Iran ought to be on his mind, for matters of high diplomacy and low politics.

Foreign Secretary William Hague might want the PM to pay more attention to his vigorous round of op-ed articles and interviews to toughen the sanctions regime. (Perhaps I could also recommend Malcolm Chalmers of RUSI and his useful Fabian Review essay on an effective diplomatic strategy towards Iran for the PM's summer red box!).

Iran does have the potential to cause trouble for the Coalition at home too. The LibDems' decision to offer a manifesto commitment ruling out military action against Iran in any circumstances did not exactly send shockwaves through the United Nations back in March. Nick Clegg will not have particularly weighed up the chances of being in a Tory-led Coalition when making it.

But perhaps the reaction to Cameron's off-the-cuff diplomacy also tell us something about media framing. I suspect that had Prime Minister Brown in 2007 - or John Major in 1990 - mis-spoken so often on international affairs in their first three months, many commentators might have read more into the pattern. The media seem agreed that Cameron has taken to the public performance aspect of being PM like a natural, though he isn't necessarily known as a master of detail. Mis-speaking does not fit with that script - so not so much is made of it.

To be fair, none of the Cameron gaffes have yet been in the Gerald Ford class. The US President failed basic high school cold war politics in the 1976 Presidential debate in promising he would never allow any Soviet domination of Eastern Europe.

Still, the PM might want to brush up on his geopolitics before he gets a reputation.

2 comments:

Chris said...

It looks like, the latest one aside, his gaffes/truth-telling/undiplomatic language partly arise from thinking only of his direct audience, and wanting to please them. I can't imagine him using the same tone and delivering the same message about Gaza to an Israeli audience, about the ISI to a Pakistani audience or about the history of WWII to the House of Commons, which is why any nonsense about his bravery seems misplaced.

As for why, I suppose other reasons mught include finding it easier to ask forgiveness rather than think ahead, and just not recognising, now he's PM, that he can't pull the same sorts of stunts and not have them reported as much - he'll be in for even greater surprises once the press turn.

BrianB said...

To my mind, although I realise not to everyone's, one of Cameron's landmark foreign policy gaffes was using his shared platform in a joint press conference with President Obama in the White House to excoriate the Scottish Justice Secretary's decision to release al-Megrahi, the Libyan convicted (probably wrongly) of complicity in the Lockerbie bombing. As prime minister of the whole of the UK, Cameron had a clear duty, especially when addressing a world audience from foreign soil, and after Obama had attacked the Scottish minister's action, to point out that the decision was fully in accordance with Scottish law; that it followed due process; and that it was defensible on purely humanitarian grounds -- even if he, Cameron, would have decided differently had the decision been his. But he said none o0f these things in defence of a conctituent government of his own country. He tamely echoed the denunciation of the decision by his, er, senior partner.

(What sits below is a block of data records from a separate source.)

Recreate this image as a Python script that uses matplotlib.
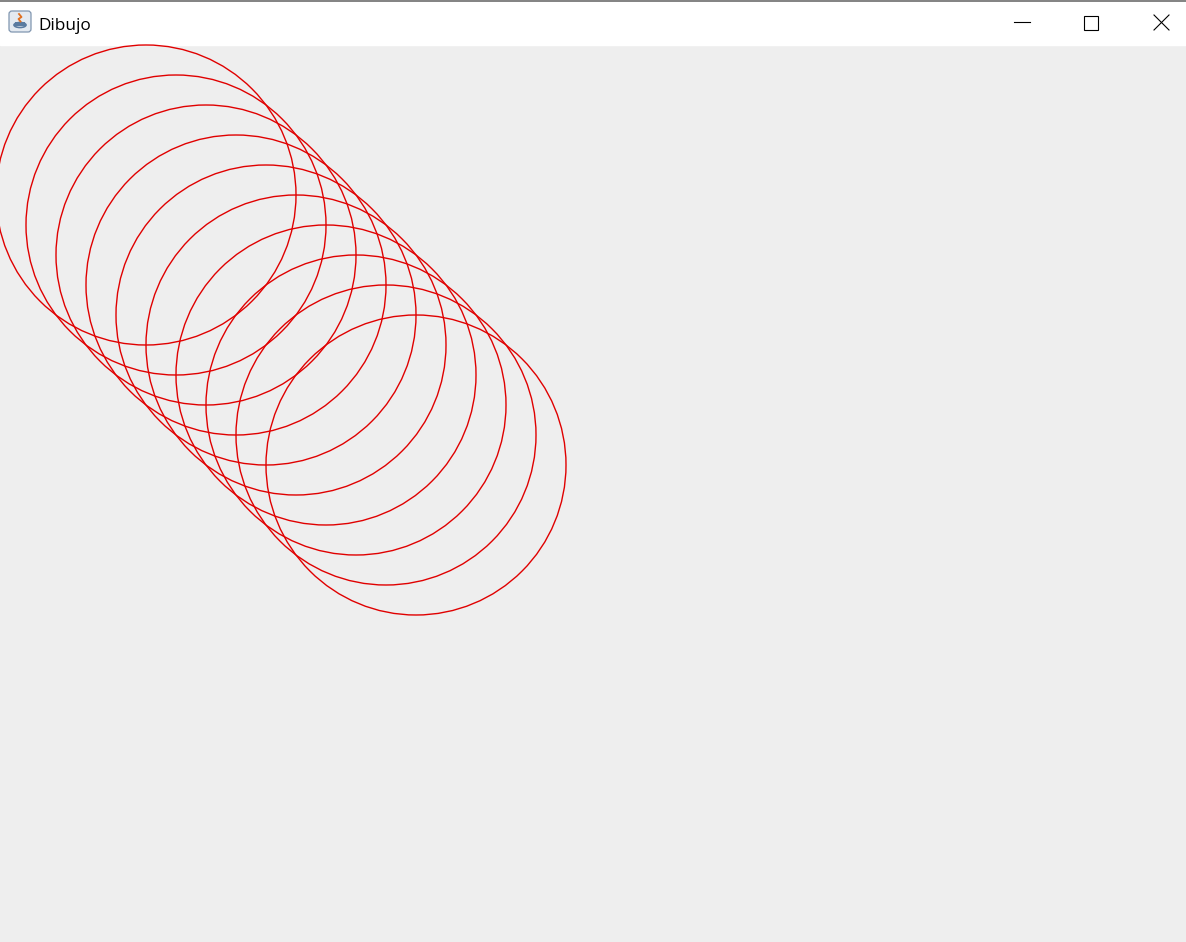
import matplotlib
matplotlib.use("Agg")
import matplotlib.pyplot as plt
from matplotlib.patches import Circle, Rectangle, FancyBboxPatch, Ellipse

# window
W, H = 1186, 942
title_h = 45
window_title = "Dibujo"

# circles (pixel coords in the window)
center_x = [146, 176, 206, 236, 266, 296, 326, 356, 386, 416]
center_y = [195, 225, 255, 285, 315, 345, 375, 405, 435, 465]
radius = [150] * 10

fig = plt.figure(figsize=(W / 100, H / 100), dpi=100)
ax = fig.add_axes([0, 0, 1, 1])
ax.set_xlim(0, W)
ax.set_ylim(H, 0)
ax.axis("off")

# content area + title bar
ax.add_patch(Rectangle((0, title_h), W, H - title_h, color="#eeeeee", zorder=0))
ax.add_patch(Rectangle((0, 0), W, title_h, color="white", zorder=0))
ax.plot([0, W], [0.5, 0.5], color="#6d6d6d", lw=1.2, zorder=1)

# java icon (rough)
ax.add_patch(FancyBboxPatch((9, 11), 22, 21, boxstyle="round,pad=0,rounding_size=3",
                            fc="#e4eaf1", ec="#8096b0", lw=0.9, zorder=2))
ax.add_patch(Ellipse((20, 25), 12, 5, fc="none", ec="#5a7ba0", lw=1.2, zorder=3))
ax.add_patch(Rectangle((15, 22), 10, 4, fc="#5a7ba0", ec="none", zorder=3))
ax.plot([19, 21.5, 18.5, 20.5], [14, 17, 19, 21.5], color="#e07020", lw=1.3, zorder=3)

ax.text(38, 30.5, window_title, fontsize=12.4, family="Open Sans", va="baseline", ha="left",
        color="black", zorder=3)

# window buttons
ax.plot([1014, 1030], [22, 22], color="black", lw=0.8)
ax.add_patch(Rectangle((1083.5, 15.5), 14, 14, fill=False, ec="black", lw=0.8))
ax.plot([1154, 1169], [15, 30], color="black", lw=0.8)
ax.plot([1154, 1169], [30, 15], color="black", lw=0.8)

for cx, cy, r in zip(center_x, center_y, radius):
    ax.add_patch(Circle((cx, cy), r, fill=False, ec="#e00000", lw=1.0, zorder=4))

fig.savefig("out.png", dpi=100)
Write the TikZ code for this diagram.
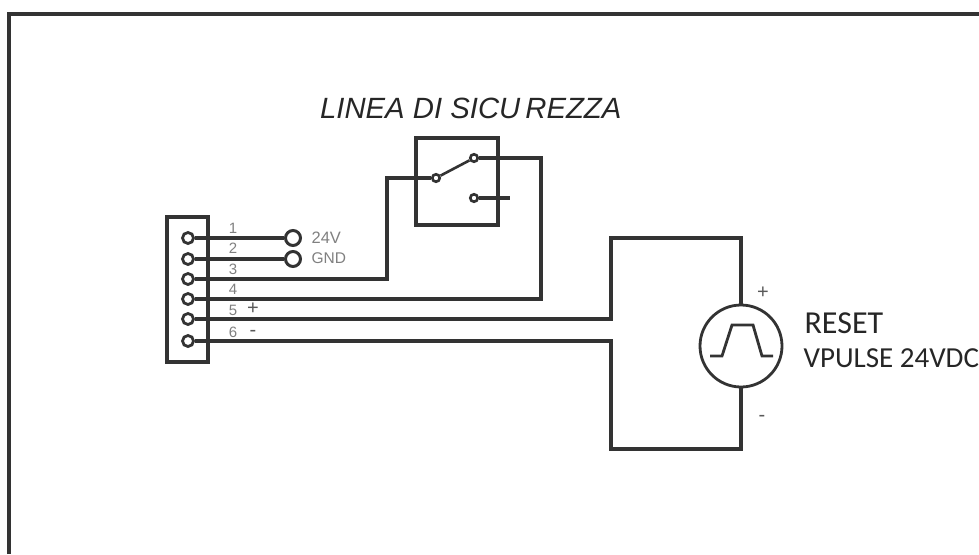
\documentclass[tikz,border=0pt]{standalone}
\usepackage{fontspec}
\setmainfont{Carlito}
\newfontfamily\labelfont{Liberation Sans}
\usetikzlibrary{positioning}

\begin{document}
\begin{tikzpicture}[
    x=1pt, y=-1pt,
    line width=3.2pt,
    wire/.style={draw=black!80},
    pin/.style={draw=black!80, circle, fill=white, minimum size=11pt, inner sep=0pt, line width=2.8pt},
    terminal/.style={draw=black!80, circle, fill=white, minimum size=15pt, inner sep=0pt, line width=3pt},
    contact/.style={draw=black!80, circle, fill=white, minimum size=7.5pt, inner sep=0pt, line width=2.6pt},
    pinnum/.style={font=\labelfont\fontsize{15}{15}\selectfont, text=black!50, inner sep=0pt, on grid},
    sign/.style={font=\labelfont\fontsize{20}{20}\selectfont, text=black!65, inner sep=0pt, on grid},
    note/.style={font=\fontsize{29}{29}\selectfont, text=black!85, inner sep=0pt}]

    \useasboundingbox (0,0) rectangle (979,554);
    \coordinate (framebl) at (9,554);
    \coordinate (frametl) at (9,14);
    \coordinate (frametr) at (979,14);
    \draw[wire, line width=3.4pt] (framebl) -- (frametl) -- (frametr);

    % connector
    \node[draw=black!80, minimum width=41pt, minimum height=145pt, inner sep=0pt] (conn) at (187.5,289.5) {};
    \node[draw=black!80, minimum width=82pt, minimum height=87pt, inner sep=0pt] (switch) at (457,181.5) {};

    \node[pin] (p1) at (188,238) {};
    \node[pin] (p2) at (188,259) {};
    \node[pin] (p3) at (188,279) {};
    \node[pin] (p4) at (188,299) {};
    \node[pin] (p5) at (188,319) {};
    \node[pin] (p6) at (188,341) {};

    \node[terminal] (t1) at (293,238) {};
    \node[terminal] (t2) at (293,259) {};

    \node[contact] (common) at (436,178) {};
    \node[contact] (closed) at (474,158) {};
    \node[contact] (open) at (474,198) {};

    % source
    \node[draw=black!80, circle, minimum size=82pt, inner sep=0pt, line width=2.8pt] (vpulse) at (741,346) {};

    \coordinate (openend) at (510,198);
    \coordinate (c3) at (387,279);
    \coordinate (c4) at (541,299);
    \coordinate (c5) at (611,319);
    \coordinate (c5top) at (611,238);
    \coordinate (c6) at (611,341);
    \coordinate (c6bot) at (611,449);

    \draw[wire] (p1) -- (t1);
    \draw[wire] (p2) -- (t2);
    \draw[wire] (p3) -- (c3) |- (common);
    \draw[wire] (p4) -- (c4) |- (closed);
    \draw[wire] (p5) -- (c5) -- (c5top) -| (vpulse.north);
    \draw[wire] (p6) -- (c6) -- (c6bot) -| (vpulse.south);
    \draw[wire] (open) -- (openend);
    \draw[wire, line width=2.6pt] (common) -- (closed);

    % pulse
    \draw[wire, line width=2.8pt] (710,356) -- (722,356) -- (732,325) -- (753,325) -- (762,356) -- (773,356);

    \node[pinnum] (n1) at (233,228) {1};
    \node[pinnum, below=20pt of n1] (n2) {2};
    \node[pinnum, below=21pt of n2] (n3) {3};
    \node[pinnum, below=20pt of n3] (n4) {4};
    \node[pinnum, below=21pt of n4] (n5) {5};
    \node[pinnum, below=22pt of n5] (n6) {6};
    \node[sign, right=20pt of n5, yshift=1pt] (pos) {+};
    \node[sign, right=20pt of n6, yshift=-1pt] (neg) {-};
    \node[pinnum, anchor=west, font=\labelfont\fontsize{16.5}{16.5}\selectfont] (lab24) at (310,238) {24V};
    \node[pinnum, anchor=west, font=\labelfont\fontsize{15.5}{15.5}\selectfont] (labgnd) at (310,258) {GND};

    \node[anchor=west, font=\labelfont\itshape\fontsize{29.3}{29.3}\selectfont, text=black!85, inner sep=0pt] (title) at (318.5,108.5) {LINEA DI SICU\kern5pt REZZA};

    \node[sign] (plus) at (763,293) {+};
    \node[sign] (minus) at (762,418) {-};
    \node[note, anchor=west, font=\fontsize{32}{32}\selectfont] (reset) at (803,323) {RESET};
    \node[note, anchor=west] (vlabel) at (802,358) {VPULSE 24VDC};
\end{tikzpicture}
\end{document}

As Chris says in his comment here, Cameron's comments on his travels abroad seem to be designed purely (or impurely) to please his immediate audience, irrespective of their effect on the wider audienceand their possible international and national consequences. In this case a consequence of his remarks about al-Megrahi's release will have been to strengthen support for the SNP in Scotland, and thus for eventual Scottish independence and the break-up of the UK. I can't believe that's something that Cameron wants his premiership to be remembered for. He can't even claim that it was just another slip of the tongue, or that what he had meant to say was that the al-Megrahi decision was a brave one that he strongly supported.